**Exercise brief**
Select all lines with the string "LaTeX" in them, and copy those lines.

[Figure scripts]
---------------

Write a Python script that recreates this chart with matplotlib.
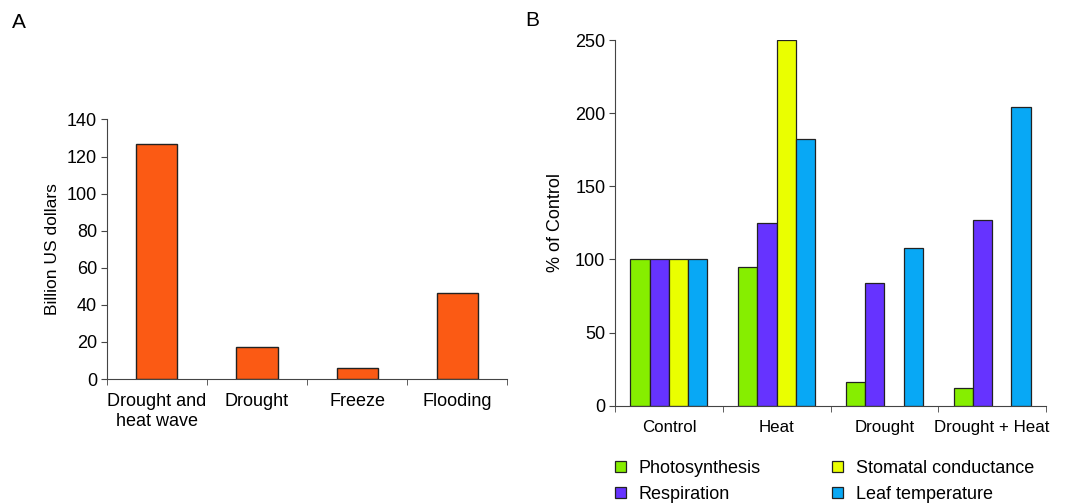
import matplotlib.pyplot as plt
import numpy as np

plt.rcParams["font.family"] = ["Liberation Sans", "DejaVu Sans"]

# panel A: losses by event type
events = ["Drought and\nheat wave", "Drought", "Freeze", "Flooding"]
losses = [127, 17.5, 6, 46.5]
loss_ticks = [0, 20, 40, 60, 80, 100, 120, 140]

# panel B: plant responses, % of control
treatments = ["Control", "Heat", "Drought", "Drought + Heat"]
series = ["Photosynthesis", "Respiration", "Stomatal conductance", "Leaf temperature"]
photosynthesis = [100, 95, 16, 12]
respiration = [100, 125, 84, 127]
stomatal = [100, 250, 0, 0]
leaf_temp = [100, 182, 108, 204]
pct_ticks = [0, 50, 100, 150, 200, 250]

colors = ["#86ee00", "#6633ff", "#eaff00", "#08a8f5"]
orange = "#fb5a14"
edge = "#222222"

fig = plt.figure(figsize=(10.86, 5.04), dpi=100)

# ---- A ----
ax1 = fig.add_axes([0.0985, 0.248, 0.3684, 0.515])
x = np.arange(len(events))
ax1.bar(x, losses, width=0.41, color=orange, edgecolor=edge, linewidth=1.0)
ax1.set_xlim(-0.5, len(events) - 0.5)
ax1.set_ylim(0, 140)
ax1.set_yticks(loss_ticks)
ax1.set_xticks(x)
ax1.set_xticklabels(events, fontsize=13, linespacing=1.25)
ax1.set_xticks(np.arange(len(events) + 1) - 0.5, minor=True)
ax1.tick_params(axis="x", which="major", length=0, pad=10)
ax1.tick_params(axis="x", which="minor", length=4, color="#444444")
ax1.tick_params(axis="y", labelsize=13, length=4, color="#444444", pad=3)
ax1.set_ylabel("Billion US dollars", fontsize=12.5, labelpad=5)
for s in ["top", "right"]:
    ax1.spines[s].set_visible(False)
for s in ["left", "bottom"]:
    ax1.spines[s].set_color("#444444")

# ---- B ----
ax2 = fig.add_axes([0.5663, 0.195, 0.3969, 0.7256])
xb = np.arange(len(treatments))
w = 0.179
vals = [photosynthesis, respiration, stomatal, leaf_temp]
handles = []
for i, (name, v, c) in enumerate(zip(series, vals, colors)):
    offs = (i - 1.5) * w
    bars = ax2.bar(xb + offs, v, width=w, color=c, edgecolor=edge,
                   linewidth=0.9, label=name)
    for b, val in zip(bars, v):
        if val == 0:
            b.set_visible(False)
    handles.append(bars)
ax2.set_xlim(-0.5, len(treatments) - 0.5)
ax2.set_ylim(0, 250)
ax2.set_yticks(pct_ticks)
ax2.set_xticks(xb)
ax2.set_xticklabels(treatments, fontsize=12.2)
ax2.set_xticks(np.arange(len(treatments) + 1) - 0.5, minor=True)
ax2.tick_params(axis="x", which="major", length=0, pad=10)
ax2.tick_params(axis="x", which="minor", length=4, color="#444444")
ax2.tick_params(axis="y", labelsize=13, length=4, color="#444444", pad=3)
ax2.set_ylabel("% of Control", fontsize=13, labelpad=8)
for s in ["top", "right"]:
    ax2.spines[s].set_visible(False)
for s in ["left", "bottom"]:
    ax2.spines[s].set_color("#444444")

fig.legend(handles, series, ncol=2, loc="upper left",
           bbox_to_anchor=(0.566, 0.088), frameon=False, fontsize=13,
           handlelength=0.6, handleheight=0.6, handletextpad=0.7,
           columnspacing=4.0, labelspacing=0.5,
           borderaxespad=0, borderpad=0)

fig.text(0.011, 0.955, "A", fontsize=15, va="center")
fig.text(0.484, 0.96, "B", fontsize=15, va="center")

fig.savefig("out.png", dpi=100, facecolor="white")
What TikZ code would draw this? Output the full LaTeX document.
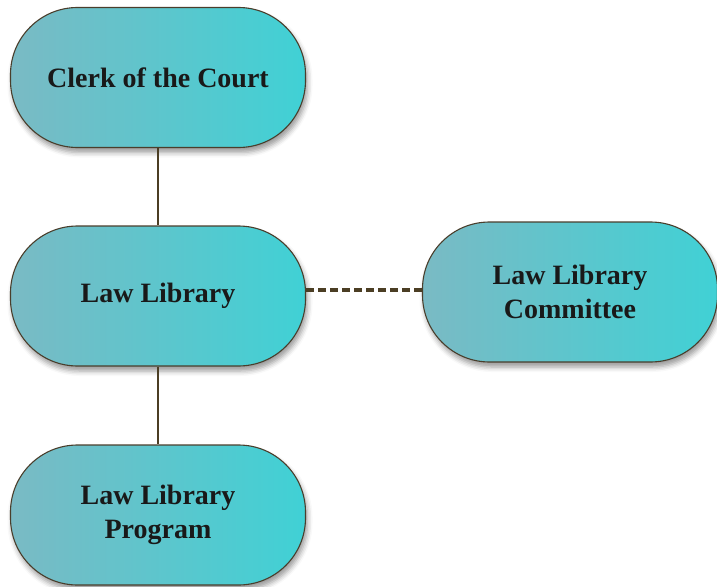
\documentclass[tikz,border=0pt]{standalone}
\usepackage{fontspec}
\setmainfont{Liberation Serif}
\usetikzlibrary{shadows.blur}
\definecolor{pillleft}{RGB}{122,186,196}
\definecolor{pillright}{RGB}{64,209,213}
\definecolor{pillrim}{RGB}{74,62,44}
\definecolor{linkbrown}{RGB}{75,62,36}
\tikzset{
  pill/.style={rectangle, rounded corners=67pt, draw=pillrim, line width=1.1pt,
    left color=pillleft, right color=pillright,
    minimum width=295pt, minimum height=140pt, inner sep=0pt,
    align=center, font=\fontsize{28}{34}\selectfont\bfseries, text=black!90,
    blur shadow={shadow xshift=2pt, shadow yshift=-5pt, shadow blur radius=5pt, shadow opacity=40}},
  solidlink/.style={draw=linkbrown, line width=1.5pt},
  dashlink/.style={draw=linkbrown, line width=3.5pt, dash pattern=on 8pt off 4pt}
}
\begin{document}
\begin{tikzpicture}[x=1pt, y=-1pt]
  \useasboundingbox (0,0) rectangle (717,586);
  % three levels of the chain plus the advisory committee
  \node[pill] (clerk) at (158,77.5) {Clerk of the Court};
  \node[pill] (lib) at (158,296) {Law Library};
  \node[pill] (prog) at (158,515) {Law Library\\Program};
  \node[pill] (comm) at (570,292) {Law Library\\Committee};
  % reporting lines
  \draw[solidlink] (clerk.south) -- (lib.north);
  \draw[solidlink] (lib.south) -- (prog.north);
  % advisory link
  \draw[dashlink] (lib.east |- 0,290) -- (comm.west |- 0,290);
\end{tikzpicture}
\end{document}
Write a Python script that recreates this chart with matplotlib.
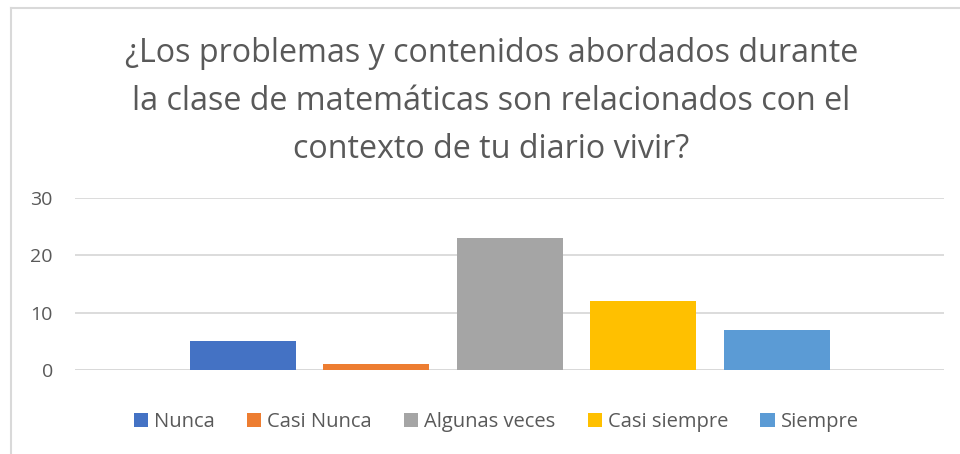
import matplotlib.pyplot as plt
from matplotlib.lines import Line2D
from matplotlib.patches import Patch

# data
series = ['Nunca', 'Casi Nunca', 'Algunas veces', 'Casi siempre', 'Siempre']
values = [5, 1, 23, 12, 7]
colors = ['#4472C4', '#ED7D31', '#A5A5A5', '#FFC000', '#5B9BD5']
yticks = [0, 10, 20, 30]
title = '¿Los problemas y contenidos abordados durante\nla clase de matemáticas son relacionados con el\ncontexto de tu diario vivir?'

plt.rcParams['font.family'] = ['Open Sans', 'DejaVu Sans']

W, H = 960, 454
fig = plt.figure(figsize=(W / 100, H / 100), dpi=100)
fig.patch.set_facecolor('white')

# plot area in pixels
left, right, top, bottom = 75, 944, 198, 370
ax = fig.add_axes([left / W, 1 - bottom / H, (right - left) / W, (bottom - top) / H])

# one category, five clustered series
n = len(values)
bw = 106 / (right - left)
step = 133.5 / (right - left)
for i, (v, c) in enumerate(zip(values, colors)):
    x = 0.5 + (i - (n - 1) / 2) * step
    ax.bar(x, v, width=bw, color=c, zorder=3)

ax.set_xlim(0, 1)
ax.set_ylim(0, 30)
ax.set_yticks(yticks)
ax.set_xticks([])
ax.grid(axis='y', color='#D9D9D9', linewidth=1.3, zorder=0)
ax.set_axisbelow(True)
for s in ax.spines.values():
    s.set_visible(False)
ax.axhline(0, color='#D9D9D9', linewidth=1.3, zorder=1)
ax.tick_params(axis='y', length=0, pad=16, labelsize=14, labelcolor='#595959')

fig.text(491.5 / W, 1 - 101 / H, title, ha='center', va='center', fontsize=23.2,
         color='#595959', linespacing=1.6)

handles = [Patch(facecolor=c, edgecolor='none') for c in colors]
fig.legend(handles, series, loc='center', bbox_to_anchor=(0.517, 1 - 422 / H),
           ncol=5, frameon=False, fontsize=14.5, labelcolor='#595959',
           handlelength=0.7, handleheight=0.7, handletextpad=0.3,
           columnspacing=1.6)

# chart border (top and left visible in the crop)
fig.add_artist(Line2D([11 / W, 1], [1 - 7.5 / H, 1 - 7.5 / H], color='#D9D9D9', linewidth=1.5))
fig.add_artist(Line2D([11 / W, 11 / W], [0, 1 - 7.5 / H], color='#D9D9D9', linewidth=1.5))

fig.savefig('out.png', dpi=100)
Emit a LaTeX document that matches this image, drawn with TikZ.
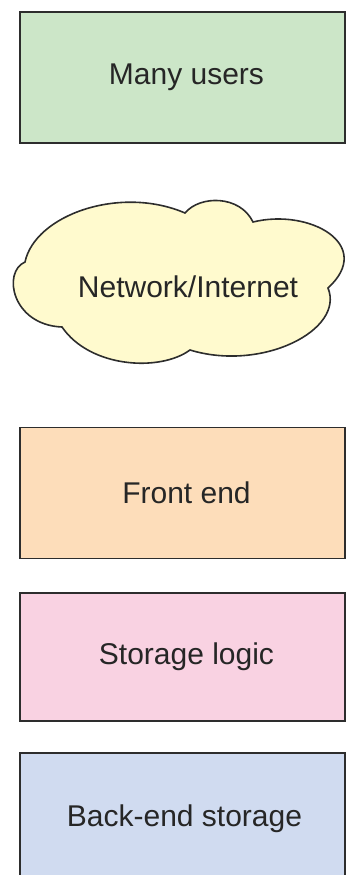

---------------

**Solution to the exercise**
What TikZ code would draw this? Output the full LaTeX document.
Emit a LaTeX document that matches this image, drawn with TikZ.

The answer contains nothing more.